— begin —

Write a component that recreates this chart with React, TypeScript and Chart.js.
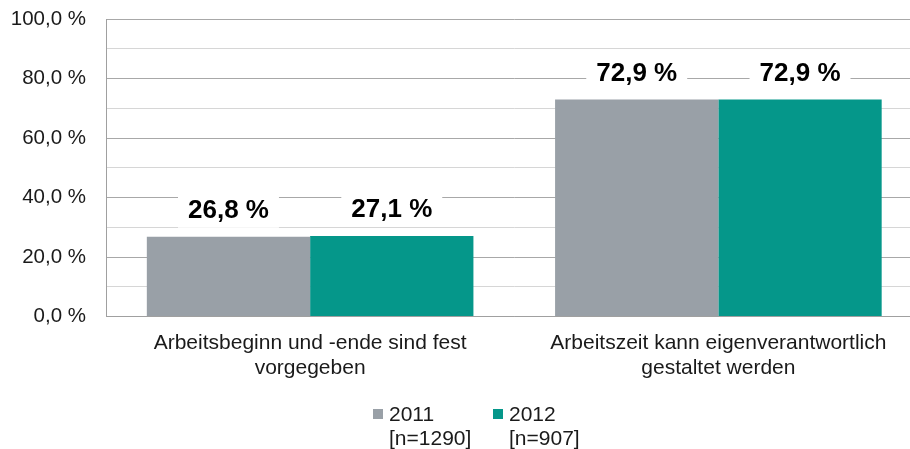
import React, { useEffect, useRef } from "react";
import { Chart, registerables } from "chart.js";

Chart.register(...registerables);

const categories: string[][] = [
  ["Arbeitsbeginn und -ende sind fest", "vorgegeben"],
  ["Arbeitszeit kann eigenverantwortlich", "gestaltet werden"],
];
const seriesNames: string[] = ["2011", "2012"];
const seriesSubNames: string[] = ["[n=1290]", "[n=907]"];
const values2011: number[] = [26.8, 72.9];
const values2012: number[] = [27.1, 72.9];
const seriesColors: string[] = ["#99A0A7", "#05978A"];

const FONT = '"Liberation Sans", Arial, Helvetica, sans-serif';
const fmt = (v: number) => v.toFixed(1).replace(".", ",") + " %";

const W = 940;
const H = 449;

const valueLabelPlugin = {
  id: "valueLabels",
  afterDatasetsDraw(chart: any) {
    const ctx = chart.ctx;
    ctx.save();
    ctx.font = `bold 26px ${FONT}`;
    ctx.textAlign = "center";
    ctx.textBaseline = "middle";
    chart.data.datasets.forEach((ds: any, i: number) => {
      const meta = chart.getDatasetMeta(i);
      meta.data.forEach((el: any, j: number) => {
        const text = fmt(ds.data[j]);
        const cx = el.x;
        const cy = el.y - 27;
        const tw = ctx.measureText(text).width;
        ctx.fillStyle = "#ffffff";
        ctx.fillRect(cx - tw / 2 - 10, cy - 18, tw + 20, 36);
        ctx.fillStyle = "#000000";
        ctx.fillText(text, cx, cy + 1);
      });
    });
    ctx.restore();
  },
};

const legendPlugin = {
  id: "customLegend",
  afterDraw(chart: any) {
    const ctx = chart.ctx;
    ctx.save();
    ctx.font = `21px ${FONT}`;
    ctx.textAlign = "left";
    ctx.textBaseline = "middle";
    const starts = [373, 493];
    chart.data.datasets.forEach((ds: any, i: number) => {
      const x = starts[i];
      ctx.fillStyle = ds.backgroundColor;
      ctx.fillRect(x, 409, 10, 10);
      ctx.fillStyle = "#1a1a1a";
      ctx.fillText(seriesNames[i], x + 16, 415);
      ctx.fillText(seriesSubNames[i], x + 16, 439);
    });
    ctx.restore();
  },
};

export default function App() {
  const ref = useRef<HTMLCanvasElement | null>(null);
  useEffect(() => {
    if (!ref.current) return;
    const chart = new Chart(ref.current, {
      type: "bar",
      data: {
        labels: categories,
        datasets: [
          {
            label: seriesNames[0],
            data: values2011,
            backgroundColor: seriesColors[0],
            categoryPercentage: 0.8,
            barPercentage: 1.0,
          },
          {
            label: seriesNames[1],
            data: values2012,
            backgroundColor: seriesColors[1],
            categoryPercentage: 0.8,
            barPercentage: 1.0,
          },
        ],
      },
      options: {
        responsive: false,
        animation: false,
        layout: { padding: { top: 19, left: 0, right: W - 922.5, bottom: 0 } },
        plugins: {
          legend: { display: false },
          tooltip: { enabled: false },
        },
        scales: {
          x: {
            grid: { display: false, drawTicks: false },
            border: { display: true, color: "#a0a0a0", width: 1 },
            ticks: {
              color: "#1a1a1a",
              font: { family: FONT, size: 21, lineHeight: 1.15 },
              padding: 15,
              maxRotation: 0,
              autoSkip: false,
            },
            afterFit(scale: any) {
              scale.height = H - 316.5;
            },
          },
          y: {
            min: 0,
            max: 100,
            grid: {
              drawTicks: false,
              color: (c: any) =>
                c.tick && c.tick.value % 20 === 0 ? "#a8a8a8" : "#d6d6d6",
              lineWidth: 1,
            },
            border: { display: true, color: "#a0a0a0", width: 1 },
            ticks: {
              stepSize: 10,
              color: "#1a1a1a",
              font: { family: FONT, size: 20.5 },
              padding: 20,
              callback: (v: any) => (Number(v) % 20 === 0 ? fmt(Number(v)) : ""),
            },
            afterFit(scale: any) {
              scale.width = 106;
              scale.paddingTop = 0;
              scale.paddingBottom = 0;
            },
          },
        },
      },
      plugins: [valueLabelPlugin, legendPlugin],
    });
    return () => chart.destroy();
  }, []);
  return (
    <div
      style={{
        position: "absolute",
        left: 0,
        top: 0,
        width: 910,
        height: 449,
        overflow: "hidden",
        background: "#ffffff",
      }}
    >
      <canvas ref={ref} width={W} height={H} style={{ width: W, height: H, display: "block" }} />
    </div>
  );
}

— end —

**Work instructions**
Show every line that contains the word "React".

**Complete response**
Write a component that recreates this chart with React, TypeScript and Chart.js.
import React, { useEffect, useRef } from "react";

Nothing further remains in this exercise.